In some states, insurers may not take any coverage defenses into account when evaluating the reasonableness of a settlement offer. Instead, these jurisdictions require the insurer to give equal or greater consideration to the insured’s interests in determining whether settlement is appropriate under the particular facts and circumstances of the case. As a result, all insurers may be susceptible to bad faith where the failure to entertain a reasonable settlement offer ultimately leads to entry of a judgment or settlement in excess of the limits of liability available under their particular insurance policy.

In the context of an excess policy, the issuance of a hammer letter usually stems from one of three scenarios:

(1)       A settlement demand or offer of judgment within the underlying limits;

(2)       A lawsuit with a scheduled trial date or anticipated date for alternative resolution, such as mediation or arbitration, or time-limited demand wherein the damages sought are in excess of the available limits of liability of the underlying policy such that the excess insurer seeks a tender of the remaining underlying limits towards a potential settlement; or

(3)       A lawsuit involving disputed liability claims wherein the excess insurer disagrees with some aspect of the underlying insurer’s claims investigation or handling of the defense such that the excess insurer believes it may be prejudiced by the underlying insurer’s refusal to tender its limits of liability towards settlement.

The first two scenarios most often resolve shortly after the excess insurer’s issuance of a hammer letter detailing the limits of liability and exhaustion requirements of the excess policy together with its reasoning that the damages will likely exceed the limits of the underlying policy.

Preserving Equitable Rights of Subrogation After An Underlying Insurer’s Refusal To Tender Underlying Limits Upon Receipt of a Hammer Letter

Issues arise under the third scenario when an underlying insurer’s refusal to tender its limits towards settlement has the potential to fully derail settlement discussions despite the excess insurer’s willingness to contribute towards settlement upon exhaustion of the underlying policy. In these circumstances, an excess insurer risks waiver, through its payment under the excess policy prior to exhaustion of the underlying policy. We take this opportunity to outline methods by which excess insurers may best preserve their claims for equitable subrogation against underlying insurer(s) following an unsuccessful hammer letter.

First, the excess insurer should monitor the underlying litigation for significant events such as amended pleadings, third-party practice, and other rulings for opportunities to revisit settlement. The excess insurer should issue supplemental hammer letters regarding any new events that impact or support the insured’s exposure. By monitoring the excess insurer will also be able to jump right in in the event the underlying policy is exhausted by pre-trial settlement. Additionally, updated hammer letters avoid any appearance that the excess insurer sat idly by despite its concerns with the underlying insurer’s handling of the defense.

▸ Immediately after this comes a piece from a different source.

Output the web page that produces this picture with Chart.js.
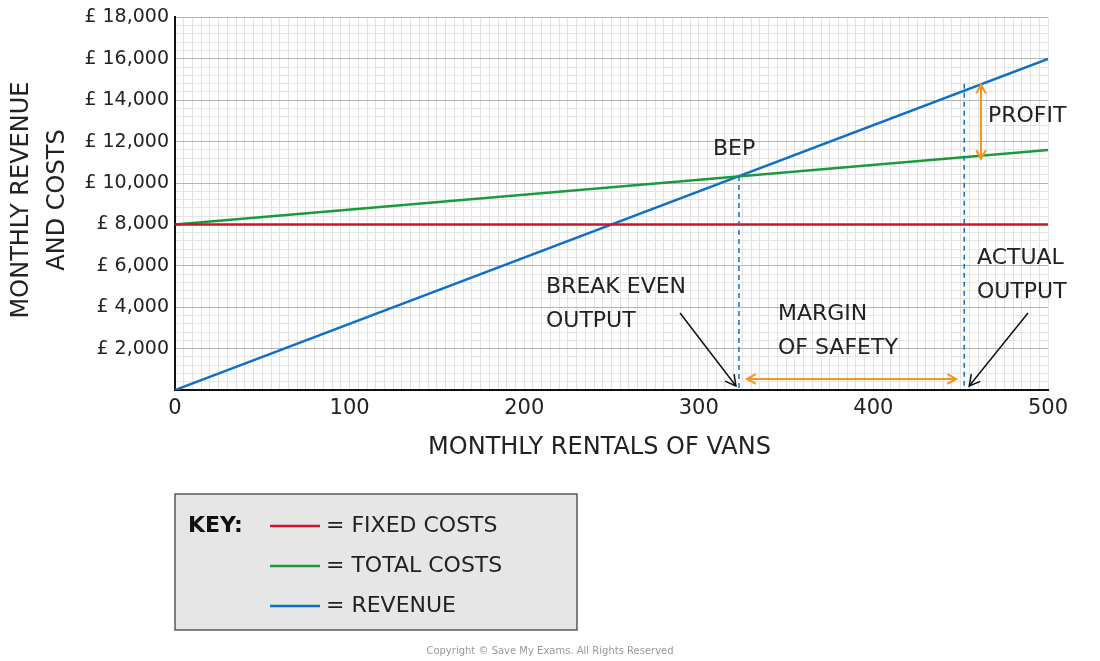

Second, the excess insurer should similarly provide supplemental evaluations to the insured regarding any events that impact coverage. Even the most sophisticated insureds have a tendency to “check out” once the underlying insurer has agreed to provide a defense. This further protects the excess insurer against any subsequent claims that the insured was not adequately informed of the potential excess exposure or that the failure to exhaust the underlying policy prevented application of the excess policy to any reasonable settlement offer rejected by the underlying insurer(s).

Third, it is essential to review and evaluate any statutory protections and notice requirements prior to pursuing a claim of equitable subrogation against an underlying insurer. This includes compliance with notice requirements under local consumer protection statutes that may provide additional statutory damages where the excess insurer has made every effort to settle the dispute without instituting legal proceedings. For example, under Massachusetts General Laws Chapters 93A and 176D (commonly referred to simply as “93A” and “176D”, or collectively, as the “Massachusetts Consumer Protection Act” (MCPA), a claimant is required to send a demand letter to the business alleged to have committed an unfair or deceptive business practice(s). While 93A merely provides the method by which claimants may pursue heightened damages after full compliance with notice prerequisite, 176D specifically defines “unfair settlement practices” to include “[f]ailing to effectuate prompt, fair and equitable settlements of claims in which liability has become reasonably clear”, among other claims handling practices. Upon receipt of such notice with details regarding the nature of the complaint, the harm suffered, and the resolution sought for any such alleged unfair or deceptive business practice(s), an insurer is permitted a minimum of thirty (30) days for its good faith response before the claimant may file suit under the MCPA.

Under this framework, an excess insurer may have the opportunity to plead additional claims against the underlying insurer in the litigation. These claims may also enable the excess insurer to negotiate a settlement around the underlying insurer(s) by assigning these MCPA claims against the underlying insurer to the plaintiff.

Finally, in the event the excess insurer must ultimately pursue litigation against the underlying insurer(s), it is important to note that some jurisdictions require the insurer to wait until the underlying litigation has concluded by way of settlement or final judgment; whereas others require the insurer to preserve its rights contemporaneously through a declaratory judgment filed prior to or in conjunction with the underlying litigation.

Conclusions

While primary and excess insurers may not always see eye to eye on settlement value, insurers usually work together for the benefit of their mutual insured in negotiating the settlement of matters involving significant exposure. When a disagreement regarding settlement value does arise, close monitoring of the litigation for any significant developments impacting coverage; supplemental coverage evaluations and hammer correspondence; and awareness of consumer fraud statutes are of the utmost performance for purposes of protecting an excess insurer’s equitable rights of subrogation.

DISCLAIMER: Because of the generality of this update, the information provided herein may not be applicable in all situations and should not be acted upon without specific legal advice based on particular situations.